Let’s make this more real with a simple example. Let’s imagine that I sign up to a food delivery website (which I’ll be referring to as FDW for simplicity’s sake) and I create a profile with my name, surname and address, those details are required for me to be able to receive my food delivery when I order through the website. The website might also be sending me promotional emails to entice me to order food for delivery more often from restaurants affiliated with it to increase its business.
Let’s say I do not want FDW to process my data any more. To achieve that as a consumer I must be ready to give up their service as without my details FDW would not know who ordered the food and more importantly where to deliver it. The withdrawal of consent for processing is easy. Give the user an option to delete/cancel or de-activate their account and ensure that data is not used any more.
If the user deletes or de-activates their account – trigger the right to be forgotten procedures as part and parcel of the de-activation. Want to know why? Look out for the next post
However let’s say that I’m happy with the service but my inbox is constantly flooded with promotional material and I want to withdraw consent only in relation to direct marketing. In that case I should be able to login to my profile and uncheck the ‘I consent to receiving promotional material’ checkbox.
Should the two requests for consent be one and the same, the withdrawal of consent could become tricky.

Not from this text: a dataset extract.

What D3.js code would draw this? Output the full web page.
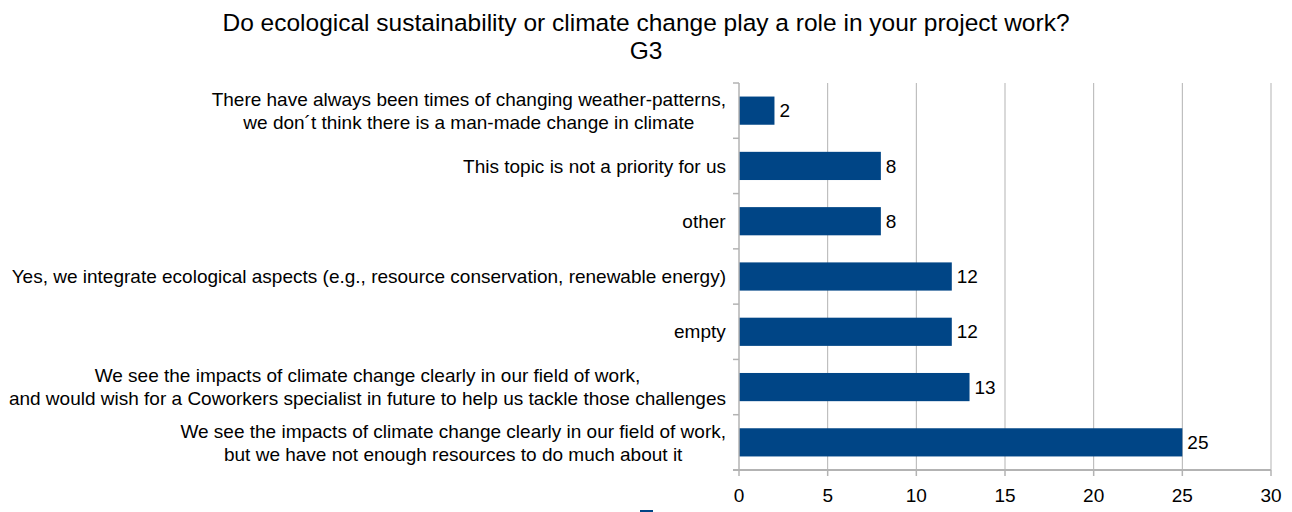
<!DOCTYPE html>
<html>
<head>
<meta charset="utf-8">
<script src="https://cdn.jsdelivr.net/npm/d3@7"></script>
<style>
  html, body { margin: 0; padding: 0; background: #fff; }
  svg { display: block; font-family: "Liberation Sans", Arial, sans-serif; }
</style>
</head>
<body>
<svg id="chart" width="1292" height="512"></svg>
<script>
// Survey answers, listed top to bottom (each entry = lines of the label)
const categories = [
  ["There have always been times of changing weather-patterns,", "we don´t think there is a man-made change in climate"],
  ["This topic is not a priority for us"],
  ["other"],
  ["Yes, we integrate ecological aspects (e.g., resource conservation, renewable energy)"],
  ["empty"],
  ["We see the impacts of climate change clearly in our field of work,", "and would wish for a Coworkers specialist in future to help us tackle those challenges"],
  ["We see the impacts of climate change clearly in our field of work,", "but we have not enough resources to do much about it"]
];
const counts = [2, 8, 8, 12, 12, 13, 25];
const xTicks = [0, 5, 10, 15, 20, 25, 30];
const titleLines = ["Do ecological sustainability or climate change play a role in your project work?", "G3"];

const svg = d3.select("#chart");
const margin = { left: 739, right: 1271, top: 83, bottom: 470 };
const labelSize = 19;

const x = d3.scaleLinear().domain([0, 30]).range([margin.left, margin.right]);
const y = d3.scaleBand()
  .domain(d3.range(categories.length))
  .range([margin.top, margin.bottom])
  .paddingInner(0.49)
  .paddingOuter(0.245);
const bands = d3.scaleBand()
  .domain(d3.range(categories.length))
  .range([margin.top, margin.bottom]);

const gridColor = "#b3b3b3";

// vertical grid lines
svg.append("g").selectAll("line")
  .data(xTicks.filter(t => t > 0))
  .join("line")
  .attr("x1", d => x(d)).attr("x2", d => x(d))
  .attr("y1", margin.top).attr("y2", margin.bottom)
  .attr("stroke", gridColor).attr("stroke-width", 1);

// bars
svg.append("g").selectAll("rect")
  .data(counts)
  .join("rect")
  .attr("x", x(0))
  .attr("y", (d, i) => y(i))
  .attr("width", d => x(d) - x(0))
  .attr("height", y.bandwidth())
  .attr("fill", "#004586");

// value labels
svg.append("g").selectAll("text")
  .data(counts)
  .join("text")
  .attr("x", d => x(d) + 5)
  .attr("y", (d, i) => y(i) + y.bandwidth() / 2)
  .attr("dy", "0.35em")
  .attr("font-size", labelSize)
  .attr("fill", "#000")
  .text(d => d);

// left axis line and category ticks
const yAxis = svg.append("g");
yAxis.append("line")
  .attr("x1", x(0)).attr("x2", x(0))
  .attr("y1", margin.top).attr("y2", margin.bottom)
  .attr("stroke", gridColor).attr("stroke-width", 1.5);
yAxis.selectAll("line.tick")
  .data(d3.range(categories.length + 1))
  .join("line").attr("class", "tick")
  .attr("x1", x(0) - 6).attr("x2", x(0))
  .attr("y1", d => margin.top + d * bands.step())
  .attr("y2", d => margin.top + d * bands.step())
  .attr("stroke", gridColor).attr("stroke-width", 1.5);

// category labels: centred lines, block right edge next to the axis
const lineH = 23;
yAxis.selectAll("text")
  .data(categories)
  .join("text")
  .attr("text-anchor", "middle")
  .attr("font-size", labelSize)
  .attr("fill", "#000")
  .each(function (lines, i) {
    const t = d3.select(this);
    const cy = bands(i) + bands.bandwidth() / 2;
    lines.forEach((s, k) => {
      t.append("tspan")
        .attr("x", 0)
        .attr("y", cy + (k - (lines.length - 1) / 2) * lineH)
        .attr("dy", "0.35em")
        .text(s);
    });
    const w = this.getBBox().width;
    t.selectAll("tspan").attr("x", x(0) - 13 - w / 2);
  });

// bottom axis
const xAxis = svg.append("g");
xAxis.append("line")
  .attr("x1", x(0) - 6).attr("x2", x(30))
  .attr("y1", margin.bottom).attr("y2", margin.bottom)
  .attr("stroke", gridColor).attr("stroke-width", 2);
xAxis.selectAll("line.tick")
  .data(xTicks)
  .join("line").attr("class", "tick")
  .attr("x1", d => x(d)).attr("x2", d => x(d))
  .attr("y1", margin.bottom).attr("y2", margin.bottom + 6)
  .attr("stroke", gridColor).attr("stroke-width", 1.5);
xAxis.selectAll("text")
  .data(xTicks)
  .join("text")
  .attr("x", d => x(d))
  .attr("y", 495)
  .attr("dy", "0.35em")
  .attr("text-anchor", "middle")
  .attr("font-size", labelSize)
  .attr("fill", "#000")
  .text(d => d);

// legend swatch, mostly below the visible area
svg.append("rect")
  .attr("x", 640).attr("y", 510)
  .attr("width", 13).attr("height", 13)
  .attr("fill", "#004586");

// title
svg.append("g").selectAll("text")
  .data(titleLines)
  .join("text")
  .attr("x", 646)
  .attr("y", (d, i) => 22 + i * 28)
  .attr("dy", "0.35em")
  .attr("text-anchor", "middle")
  .attr("font-size", 24.5)
  .attr("fill", "#000")
  .text(d => d);
</script>
</body>
</html>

First and foremost it also presents it’s own compliance issues as marketing is probably not exactly required for the provision of the service itself; and as a data controller/processor you need to make sure that you’re not denying anyone service for not accepting terms which are not required for the provision of the service itself. Secondly it could drive away customers. The option to opt-out of receiving promotional emails whilst still availing of the service is appreciated by the customer who is more likely to remain loyal.
What about important notices then? Let’s say as a business owner I want to announce a change in terms and conditions or any other notice relevant to the service or product I provide. How do I communicate this to those who have not provided consent?
Easy, there are various ways such as notifications and banners on your website, or simply go right ahead and send them an email. Yes you can, as long as that information is pertinent to the service you offer and is not considered marketing.
In any case all consent and withdrawal of such needs to be audited and kept track of. All it takes is one disgruntled customer or an unethical competitor to trigger an investigation into your business and we all need to be prepared to prove that we are GDPR and ePrivacy compliant. It is really easy to lodge a complaint here in Malta you simply navigate to the IDPC website and lo and behold you can lodge a complaint anonymously. No you’re not dreaming, the name, surname and other personal details are not mandatory fields to be able to lodge the complaint.
And on this note, I’ll close this post, hoping that you have realised the great power the data subject has been given and the great 20 million plus threat that our businesses are facing, is not something to be taken lightly.